Age Limit: Speaker suspends 25 MPs from Parliament

Age Limit: Speaker suspends 25 MPs from Parliament
Ugandan opposition lawmakers fight with plain-clothes security personnel in the parliament while protesting a proposed age limit amendment bill debate to change the constitution for the extension of the president's rule, in Kampala, Uganda September 27, 2017. Courtesy Photo.

The Speaker of Parliament Rebecca Kadaga on Wednesday 27th, suspended 25 members of Parliament for instigating chaos which led to the suspension of the house on Tuesday.

Those suspended include Allan Sewanyana, Monica Amoding, Robert Ssentamu Kyagulanyi, Nathan Nandala Mafabi, Betty Nambooze, Mohammad Nsereko, Mubarak Munyagwa, Dr Sam Lyomoki, Barnabas Tinkasimire, Francis Zaake, Gilbert Olanya, Ojur Jonathan, Moses Kasibante, Ibrahim Kasozi, Angelline Osegge and William Nzoghu.

Others are Roland Mugume, Muwanga Kivumbi, Wilfred Niwagaba, Joseph Sewungu, Mbwatekamwa Gaffa and John Baptist Nambetsye. Also suspended is Mukono North MP, also Water State Minister Ronald Kibuule, whose possession of a gun inside Parliament has been confirmed by the Speaker. It is this claim by opposition MPs yesterday that sparked off the first round of fights.

Members were seen hurling insults and trading punches at each other. Chairs initially placed in the corridors to accommodate independent MPs were used as tools in the fight. Others later blocked the presentation of a motion for the amendment of article 102 (b) of the constitution which seeks to lift the cap on the presidential age.

They sang the national anthem for more than five minutes and paralyzed parliamentary business leading to the premature adjournment. They are now suspended for the next three sittings of Parliament.

Kadaga announced the suspension shortly after starting today’s session saying that the MPs breached rule 74 of the rules of procedure of the Ugandan Parliament by conducting themselves in a manner unbecoming of legislators.

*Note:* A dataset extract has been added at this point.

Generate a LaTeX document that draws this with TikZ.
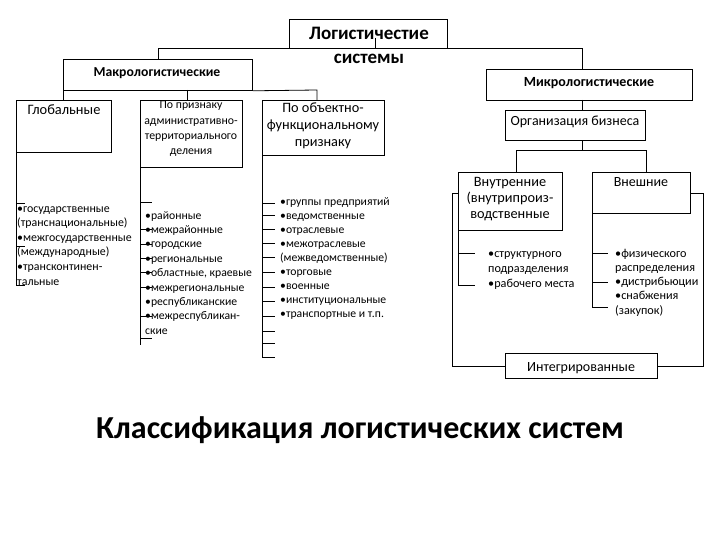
\documentclass[tikz,border=0pt]{standalone}
\usepackage{fontspec}
\setmainfont{Carlito}
\begin{document}
\begin{tikzpicture}[x=1pt,y=-1pt,
  ln/.style={line width=0.8pt},
  box/.style={draw, line width=0.8pt, inner sep=0pt, anchor=north west},
  lst/.style={inner sep=0pt, align=left, anchor=base west, font=\fontsize{11.7}{14.4}\selectfont},
  btxt/.style={inner sep=0pt, align=center, anchor=base, font=\fontsize{14}{16}\selectfont},
]
\useasboundingbox[fill=white] (0,0) rectangle (720,540);

% boxes
\node[box, minimum width=158pt, minimum height=29pt] (title) at (289,19) {};
\node[box, minimum width=189pt, minimum height=31pt] (macro) at (63,59) {};
\node[box, minimum width=206pt, minimum height=31pt] (micro) at (486,69) {};
\node[box, minimum width=95pt, minimum height=52pt] (glob) at (16,100) {};
\node[box, minimum width=102pt, minimum height=67pt] (adm) at (140,100) {};
\node[box, minimum width=122pt, minimum height=55pt] (obj) at (262,100) {};
\node[box, minimum width=140pt, minimum height=30pt] (org) at (505,110) {};
\node[box, minimum width=104pt, minimum height=58pt] (inner) at (458,172) {};
\node[box, minimum width=98pt, minimum height=41pt] (outer) at (592,172) {};
\node[box, minimum width=152pt, minimum height=25pt] (integ) at (505,353) {};

% texts (multi-line nodes: base anchor is on the last line)
\node[inner sep=0pt, align=center, font=\fontsize{19}{24}\selectfont\bfseries] (titletxt) at (369,45) {Логистичестие\\системы};
\node[inner sep=0pt, font=\fontsize{13.7}{15}\selectfont\bfseries] (macrotxt) at (157,73) {Макрологистические};
\node[inner sep=0pt, font=\fontsize{14}{15}\selectfont\bfseries] (microtxt) at (589,83) {Микрологистические};
\node[btxt, font=\fontsize{14.4}{16}\selectfont] (globtxt) at (64,115) {Глобальные};
\node[btxt, font=\fontsize{11.8}{15.2}\selectfont] (admtxt) at (191,154.6) {По признаку\\административно-\\территориального\\деления};
\node[btxt, font=\fontsize{14.3}{17}\selectfont] (objtxt) at (323,146.5) {По объектно-\\функциональному\\признаку};
\node[btxt] (orgtxt) at (575,126) {Организация бизнеса};
\node[btxt, font=\fontsize{14.3}{16}\selectfont] (innertxt) at (510,218.5) {Внутренние\\(внутрипроиз-\\водственные};
\node[btxt] (outertxt) at (641,187) {Внешние};
\node[btxt] (integtxt) at (581,371) {Интегрированные};

% lists
\node[lst, font=\fontsize{11.9}{14.6}\selectfont] (globlist) at (17,285) {•государственные\\(транснациональные)\\•межгосударственные\\(международные)\\•трансконтинен-\\тальные};
\node[lst] (admlist) at (145,334.2) {•районные\\•межрайонные\\•городские\\•региональные\\•областные, краевые\\•межрегиональные\\•республиканские\\•межреспубликан-\\ские};
\node[lst, font=\fontsize{11.7}{14.1}\selectfont] (objlist) at (280,317.8) {•группы предприятий\\•ведомственные\\•отраслевые\\•межотраслевые\\(межведомственные)\\•торговые\\•военные\\•институциональные\\•транспортные и т.п.};
\node[lst, font=\fontsize{12.2}{15}\selectfont] (innerlist) at (488,287) {•структурного\\подразделения\\•рабочего места};
\node[lst, font=\fontsize{12.2}{14.3}\selectfont] (outerlist) at (615,314.2) {•физического\\распределения\\•дистрибьюции\\•снабжения\\(закупок)};

\node[inner sep=0pt, font=\fontsize{32}{36}\selectfont\bfseries] (cls) at (360,430) {Классификация логистических систем};

% top connectors
\coordinate (stub) at (375,38);
\draw[ln] (stub) -- (stub |- title.south);
\draw[ln] (macro.north) |- (title.south west);
\coordinate (microdrop) at (582,69);
\draw[ln] (title.south east) -| (microdrop);

% macro bus
\coordinate (busR) at (317,90);
\coordinate (admdrop) at (187,90);
\draw[ln] (macro.south east) -- (busR) -- (busR |- obj.north);
\draw[ln] (macro.south west) -- (macro.south west |- glob.north);
\draw[ln] (admdrop) -- (admdrop |- adm.north);

% micro tree
\coordinate (orgdrop) at (582,100);
\draw[ln] (orgdrop) -- (orgdrop |- org.north);
\coordinate (orgbus) at (582,150);
\coordinate (innerdrop) at (516,150);
\coordinate (outerdrop) at (646,150);
\draw[ln] (orgdrop |- org.south) -- (orgbus);
\draw[ln] (innerdrop |- inner.north) -- (innerdrop) -- (outerdrop) -- (outerdrop |- outer.north);

% integrated loop
\coordinate (li) at (458,193);
\coordinate (lo) at (690,193);
\draw[ln] (li) -- (452,193) |- (integ.west);
\draw[ln] (lo) -- (703,193) |- (integ.east);

% list spines and ticks
\draw[ln] (glob.south west) -- (16,285);
\foreach \y in {203,246,285} \draw[ln] (16,\y) -- ++(9,0);
\draw[ln] (adm.south west) -- (140,345);
\foreach \y in {202,229,244,258,272,287,316,338} \draw[ln] (140,\y) -- ++(12,0);
\draw[ln] (obj.south west) -- (262,357);
\foreach \y in {203,215,229,243,257,272,287,301,316,331,343,357} \draw[ln] (262,\y) -- ++(13,0);
\draw[ln] (inner.south west) -- (458,285);
\foreach \y in {253,285} \draw[ln] (458,\y) -- ++(17,0);
\draw[ln] (outer.south west) -- (592,307);
\foreach \y in {253,282,307} \draw[ln] (592,\y) -- ++(16,0);
\end{tikzpicture}
\end{document}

The rule requires all members to enter and leave the House with dignity. It prohibits them from crossing the floor of Parliament or move around unnecessarily. The same rule requires other MPs to be silent and not make unseemly interruptions while another MP is speaking. It in the same way requires a member to resume their seat as soon as they are done with their presentation in the house.

Parliamentary rules also bar MPs from entering parliament with camera’s, arms or any form of weapons, tape recorders, transistor radio.

“No member shall, without the consent of the Speaker, bring into the House anything other than papers, books, or other documents which are directly connected with the business of the House,” reads rule 74(f).

Kadaga later suspended proceedings for 30 minutes to allow those suspended to exit the house immediately. But the MPs refused to heed the Speaker’s order sparking chaos in parliament.

Over 40 plain clothed men believed to be members of the Special Forces Command (SFC) entered Parliament backed by police and are lifting MPs. Microphones were destroyed and benches turned upside down as security lifted the suspended MPs out of the chamber.